* Start *

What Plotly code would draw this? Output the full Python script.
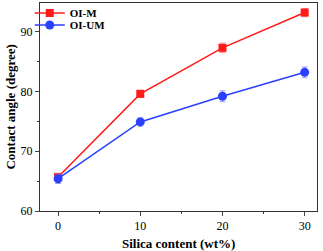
import plotly.graph_objects as go

silica = [0, 10, 20, 30]
oi_m = [65.7, 79.6, 87.3, 93.2]
oi_m_err = [0.6, 0.6, 0.8, 0.7]
oi_um = [65.4, 74.9, 79.2, 83.2]
oi_um_err = [0.8, 0.7, 0.9, 0.9]

fig = go.Figure()
fig.add_trace(go.Scatter(
    x=silica, y=oi_m, name="<b>OI-M</b>", mode="lines+markers",
    line=dict(color="#ff1a1a", width=1.5),
    marker=dict(symbol="square", size=8, color="#ff1a1a"),
    error_y=dict(type="data", array=oi_m_err, color="rgba(240,120,140,0.8)", thickness=1, width=3),
    legend="legend",
))
fig.add_trace(go.Scatter(
    x=silica, y=oi_um, name="<b>OI-UM</b>", mode="lines+markers",
    line=dict(color="#2a40ff", width=1.5),
    marker=dict(symbol="circle", size=9, color="#2a40ff"),
    error_y=dict(type="data", array=oi_um_err, color="rgba(140,140,230,0.8)", thickness=1, width=3),
    legend="legend2",
))

tf = dict(family="Liberation Serif", size=12, color="black")
lf = dict(family="Liberation Serif", size=11, color="black")
leg = dict(x=-0.037, xanchor="left", yanchor="middle", bgcolor="rgba(0,0,0,0)",
           font=lf, itemwidth=30, tracegroupgap=0)
fig.update_layout(
    width=323, height=251,
    margin=dict(l=40, r=6, t=3, b=40, autoexpand=False),
    paper_bgcolor="white", plot_bgcolor="white",
    font=tf,
    showlegend=True,
    legend=dict(leg, y=0.952),
    legend2=dict(leg, y=0.894),
    xaxis=dict(range=[-2.2, 31.5], tickvals=[0, 10, 20, 30], ticks="outside", ticklen=4,
               showgrid=False, zeroline=False, showline=True, linecolor="#333", linewidth=1, mirror=True,
               minor=dict(tickvals=[5, 15, 25], ticks="outside", ticklen=2, tickcolor="#333"),
               tickfont=tf, automargin=False, tickprefix="<b>", ticksuffix="</b>"),
    yaxis=dict(range=[60, 94.8], tickvals=[60, 70, 80, 90], ticks="outside", ticklen=4,
               showgrid=False, zeroline=False, showline=True, linecolor="#333", linewidth=1, mirror=True,
               minor=dict(tickvals=[65, 75, 85], ticks="outside", ticklen=2, tickcolor="#333"),
               tickfont=tf, automargin=False, tickprefix="<b>", ticksuffix="</b>"),
    annotations=[
        dict(text="<b>Silica content (wt%)</b>", xref="paper", yref="paper", x=0.5, y=-0.155,
             xanchor="center", yanchor="middle", showarrow=False,
             font=dict(family="Liberation Serif", size=13, color="black")),
        dict(text="<b>Contact angle (degree)</b>", xref="paper", yref="paper", x=-0.11, y=0.5,
             xanchor="center", yanchor="middle", showarrow=False, textangle=-90,
             font=dict(family="Liberation Serif", size=13, color="black")),
    ],
)
fig.write_html("out.html", config={"displayModeBar": False},
               post_script="document.body.style.margin='0';document.body.style.padding='0';document.body.style.overflow='hidden';")
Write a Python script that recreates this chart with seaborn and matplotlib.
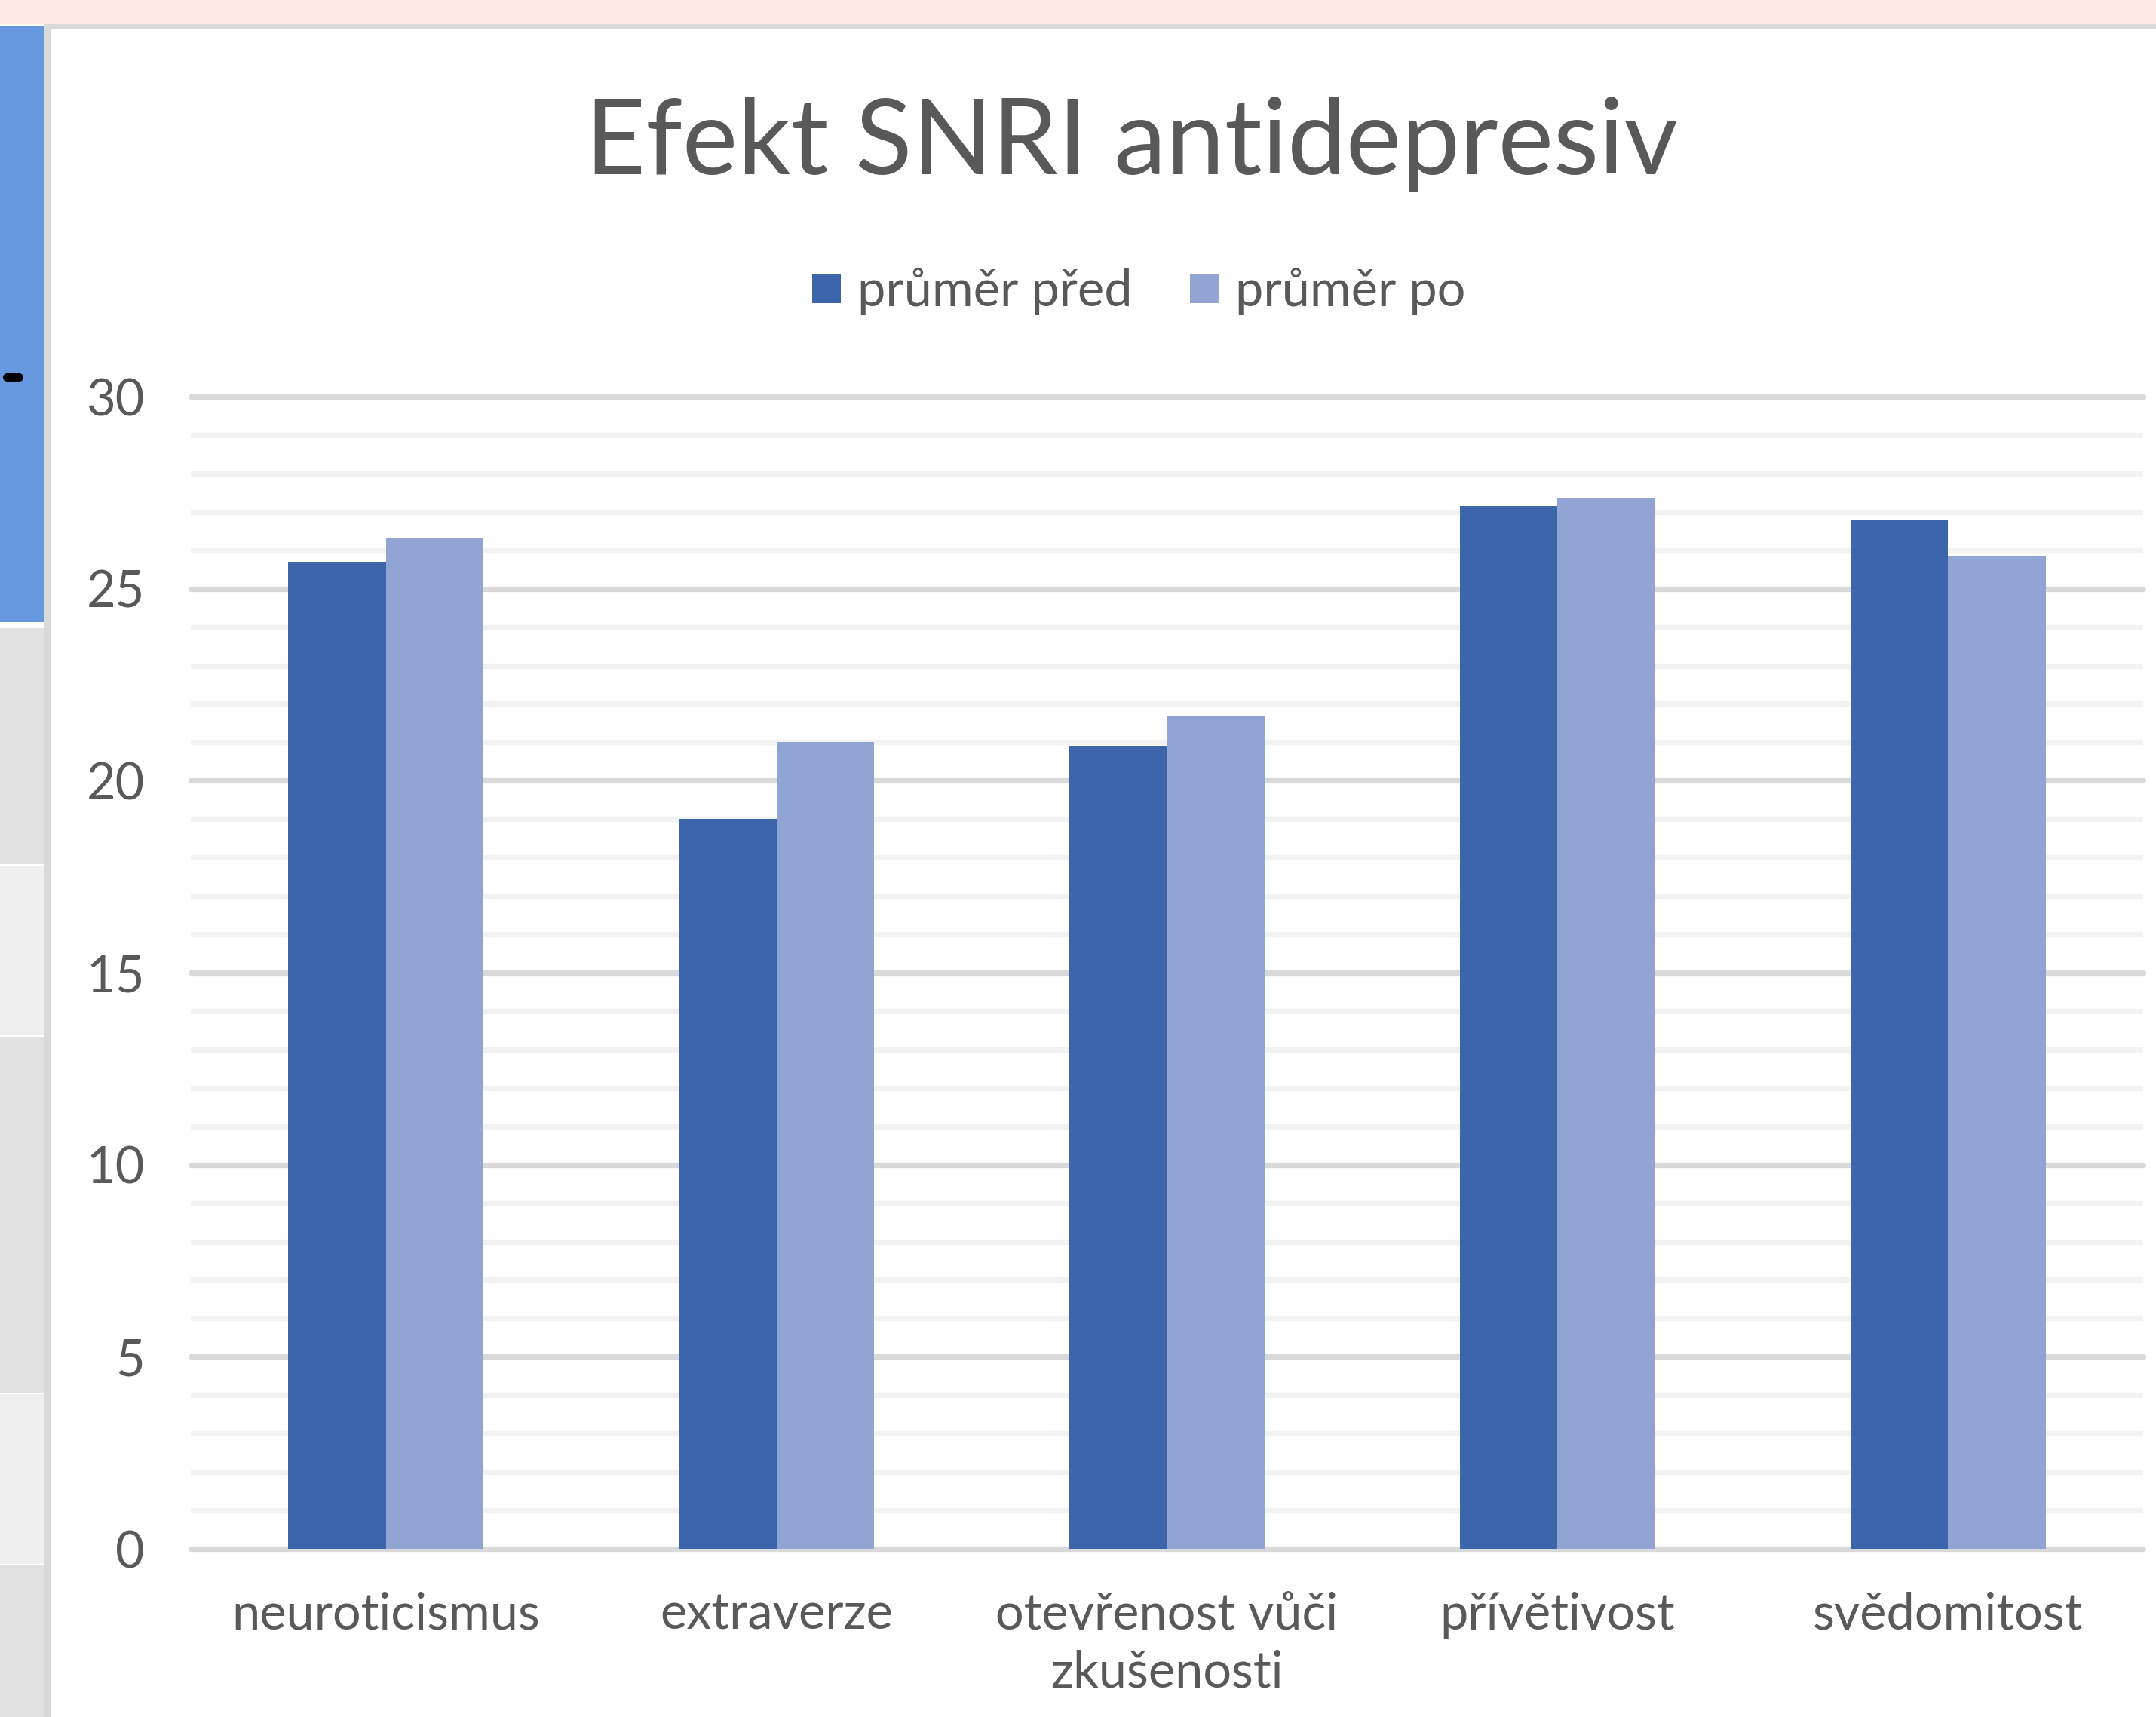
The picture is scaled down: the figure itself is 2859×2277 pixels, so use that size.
import matplotlib
matplotlib.use("Agg")
import matplotlib.pyplot as plt
import pandas as pd
import seaborn as sns
from matplotlib.patches import Rectangle
from matplotlib.lines import Line2D
from matplotlib.ticker import MultipleLocator

# data
vlastnosti = ["neuroticismus", "extraverze", "otevřenost vůči\nzkušenosti",
              "přívětivost", "svědomitost"]
prumer_pred = [25.7, 19.0, 20.9, 27.15, 26.8]
prumer_po = [26.3, 21.0, 21.7, 27.35, 25.85]
serie = ["průměr před", "průměr po"]
barvy = ["#3d65ab", "#91a4d4"]

df = pd.DataFrame({
    "vlastnost": vlastnosti * 2,
    "hodnota": prumer_pred + prumer_po,
    "serie": [serie[0]] * len(vlastnosti) + [serie[1]] * len(vlastnosti),
})

sns.set_theme(style="white")
plt.rcParams["font.family"] = ["Lato", "DejaVu Sans"]
TXT = "#595959"
FS = 48

W, H = 2859, 2277
fig = plt.figure(figsize=(W / 100, H / 100), dpi=100)


def px_rect(x0, y0, x1, y1, color, z=0):
    # rectangle given in image pixels (origin top-left)
    fig.add_artist(Rectangle((x0 / W, 1 - y1 / H), (x1 - x0) / W, (y1 - y0) / H,
                             transform=fig.transFigure, color=color, lw=0, zorder=z))


# surrounding spreadsheet bits of the screenshot
px_rect(0, 0, W, 32, "#fcebe3")
px_rect(58, 32, W, 39, "#d9d9d9")
px_rect(58, 32, 67, H, "#d9d9d9")
px_rect(0, 34, 58, 825, "#6699df")
for y0, y1, c in [(833, 1146, "#e1e1e1"), (1148, 1373, "#efefef"), (1375, 1847, "#e1e1e1"),
                  (1849, 2074, "#efefef"), (2076, H, "#e1e1e1")]:
    px_rect(0, y0, 58, y1, c)
fig.add_artist(Line2D([9 / W, 25 / W], [1 - 500 / H] * 2, transform=fig.transFigure,
                      color="black", lw=8, solid_capstyle="round"))

ax = fig.add_axes([253 / W, 223 / H, 2589 / W, 1528 / H])
sns.barplot(data=df, x="vlastnost", y="hodnota", hue="serie", palette=barvy,
            saturation=1, width=0.5, gap=0, linewidth=0, ax=ax)

ax.set_xlim(-0.5, 4.5)
ax.set_ylim(0, 30)
ax.yaxis.set_major_locator(MultipleLocator(5))
ax.yaxis.set_minor_locator(MultipleLocator(1))
ax.set_axisbelow(True)
ax.grid(axis="y", which="major", color="#d9d9d9", lw=5.2)
ax.grid(axis="y", which="minor", color="#f2f2f2", lw=5.2)
for gl in ax.get_ygridlines():
    gl.set_clip_on(False)
for s in ax.spines.values():
    s.set_visible(False)
ax.set_xlabel("")
ax.set_ylabel("")
ax.tick_params(axis="y", which="both", length=0, pad=44, labelsize=FS, labelcolor=TXT)
ax.tick_params(axis="x", length=0, pad=41, labelsize=FS, labelcolor=TXT)
for t in ax.get_xticklabels():
    t.set_linespacing(1.3)

handles, labels = ax.get_legend_handles_labels()
ax.legend(handles, labels, loc="center", bbox_to_anchor=(1510 / W, 1 - 387 / H),
          bbox_transform=fig.transFigure, ncol=2, frameon=False, fontsize=FS,
          labelcolor=TXT, handlelength=0.57, handleheight=0.52,
          handletextpad=0.33, columnspacing=1.15)

fig.text(1501 / W, 1 - 231 / H, "Efekt SNRI antidepresiv", ha="center", va="baseline",
         fontsize=100, color=TXT)

fig.savefig("out.png", dpi=100)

* End *

## Task instructions
Every line from the top of the entries through the line that holds "oi_um_err = [0.8, 0.7, 0.9, 0.9]" is to be quoted exactly, please, and nothing else; omit the pictures.

## Exercise response
What Plotly code would draw this? Output the full Python script.
import plotly.graph_objects as go

silica = [0, 10, 20, 30]
oi_m = [65.7, 79.6, 87.3, 93.2]
oi_m_err = [0.6, 0.6, 0.8, 0.7]
oi_um = [65.4, 74.9, 79.2, 83.2]
oi_um_err = [0.8, 0.7, 0.9, 0.9]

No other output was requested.